** Start **
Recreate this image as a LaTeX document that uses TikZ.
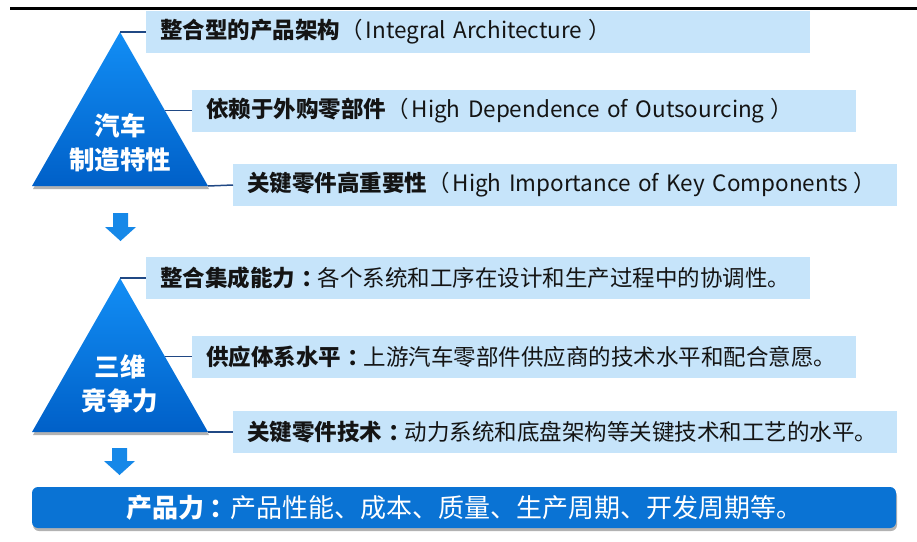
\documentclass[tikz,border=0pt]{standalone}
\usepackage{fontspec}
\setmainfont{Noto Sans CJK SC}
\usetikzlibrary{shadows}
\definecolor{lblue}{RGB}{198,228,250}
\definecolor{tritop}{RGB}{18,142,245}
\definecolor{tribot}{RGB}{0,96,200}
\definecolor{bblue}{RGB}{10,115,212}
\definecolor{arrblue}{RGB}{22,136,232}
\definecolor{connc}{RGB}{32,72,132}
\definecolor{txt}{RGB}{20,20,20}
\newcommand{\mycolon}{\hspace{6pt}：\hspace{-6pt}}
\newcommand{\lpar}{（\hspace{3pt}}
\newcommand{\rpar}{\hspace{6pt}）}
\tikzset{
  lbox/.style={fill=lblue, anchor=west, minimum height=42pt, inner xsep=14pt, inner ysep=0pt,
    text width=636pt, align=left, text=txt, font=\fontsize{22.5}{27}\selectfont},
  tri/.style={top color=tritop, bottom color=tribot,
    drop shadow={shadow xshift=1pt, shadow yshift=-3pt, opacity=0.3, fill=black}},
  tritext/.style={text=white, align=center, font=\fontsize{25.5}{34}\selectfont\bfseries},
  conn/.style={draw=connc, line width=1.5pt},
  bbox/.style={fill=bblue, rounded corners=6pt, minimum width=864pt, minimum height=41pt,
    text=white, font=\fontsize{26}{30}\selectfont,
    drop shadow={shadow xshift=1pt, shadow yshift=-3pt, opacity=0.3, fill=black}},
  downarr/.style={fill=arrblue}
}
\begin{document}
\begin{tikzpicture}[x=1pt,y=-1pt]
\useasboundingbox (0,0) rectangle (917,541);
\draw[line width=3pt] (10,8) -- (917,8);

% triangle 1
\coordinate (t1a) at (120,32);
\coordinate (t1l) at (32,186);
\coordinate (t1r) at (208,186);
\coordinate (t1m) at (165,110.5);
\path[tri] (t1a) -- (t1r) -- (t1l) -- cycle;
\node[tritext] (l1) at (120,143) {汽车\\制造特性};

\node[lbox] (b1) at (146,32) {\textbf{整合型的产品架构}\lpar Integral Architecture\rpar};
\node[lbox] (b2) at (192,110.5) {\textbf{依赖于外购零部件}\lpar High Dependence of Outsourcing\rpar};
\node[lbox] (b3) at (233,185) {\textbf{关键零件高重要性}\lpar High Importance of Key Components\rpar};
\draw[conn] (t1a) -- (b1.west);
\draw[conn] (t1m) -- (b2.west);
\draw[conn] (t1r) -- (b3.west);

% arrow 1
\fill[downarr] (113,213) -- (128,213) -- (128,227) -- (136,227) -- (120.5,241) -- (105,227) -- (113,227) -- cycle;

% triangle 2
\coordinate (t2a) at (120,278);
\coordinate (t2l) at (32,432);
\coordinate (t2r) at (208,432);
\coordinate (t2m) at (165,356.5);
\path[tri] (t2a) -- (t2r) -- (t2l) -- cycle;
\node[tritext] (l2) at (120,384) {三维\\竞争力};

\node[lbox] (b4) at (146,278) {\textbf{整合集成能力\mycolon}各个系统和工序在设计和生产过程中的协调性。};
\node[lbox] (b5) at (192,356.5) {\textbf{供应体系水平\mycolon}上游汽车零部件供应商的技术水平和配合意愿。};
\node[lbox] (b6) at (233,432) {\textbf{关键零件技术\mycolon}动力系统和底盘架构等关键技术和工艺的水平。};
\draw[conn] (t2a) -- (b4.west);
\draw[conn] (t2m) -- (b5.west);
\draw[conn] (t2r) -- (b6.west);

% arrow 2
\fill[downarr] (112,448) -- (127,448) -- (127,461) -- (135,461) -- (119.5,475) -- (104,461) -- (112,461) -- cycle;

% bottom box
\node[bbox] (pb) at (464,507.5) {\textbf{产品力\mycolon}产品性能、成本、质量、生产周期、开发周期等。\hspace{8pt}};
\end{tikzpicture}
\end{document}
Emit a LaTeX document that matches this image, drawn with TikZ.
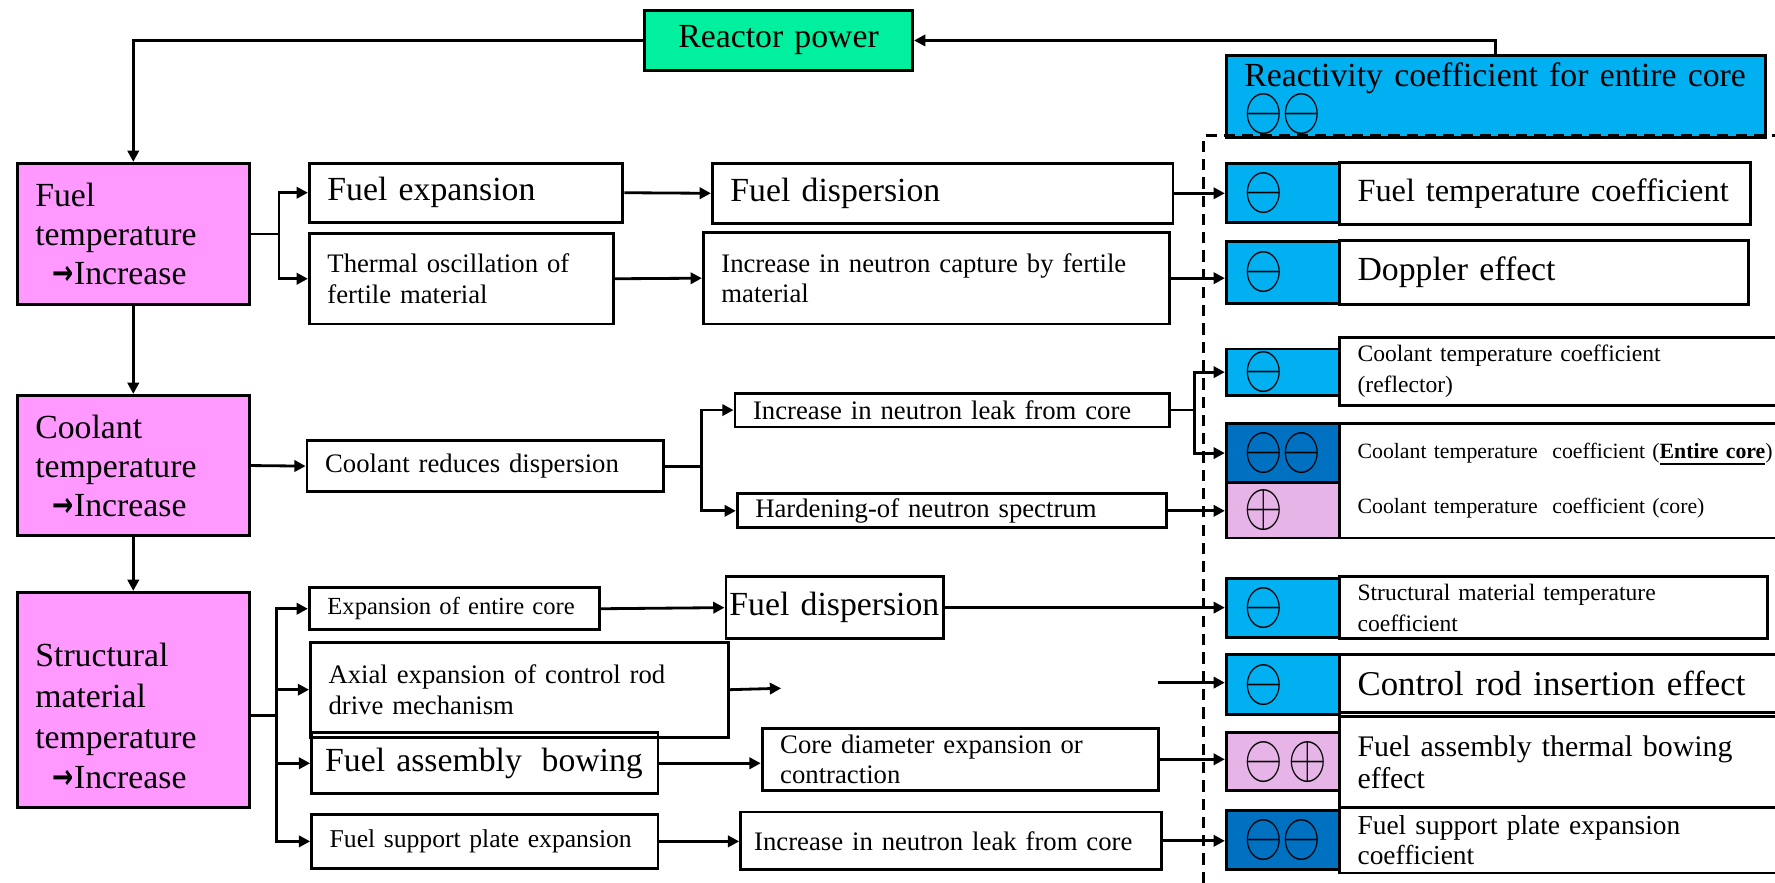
** End **
| Exercise objective |
Copy all lines in the listing above where the string "that" appears.

| Result |
Recreate this image as a LaTeX document that uses TikZ.
Emit a LaTeX document that matches this image, drawn with TikZ.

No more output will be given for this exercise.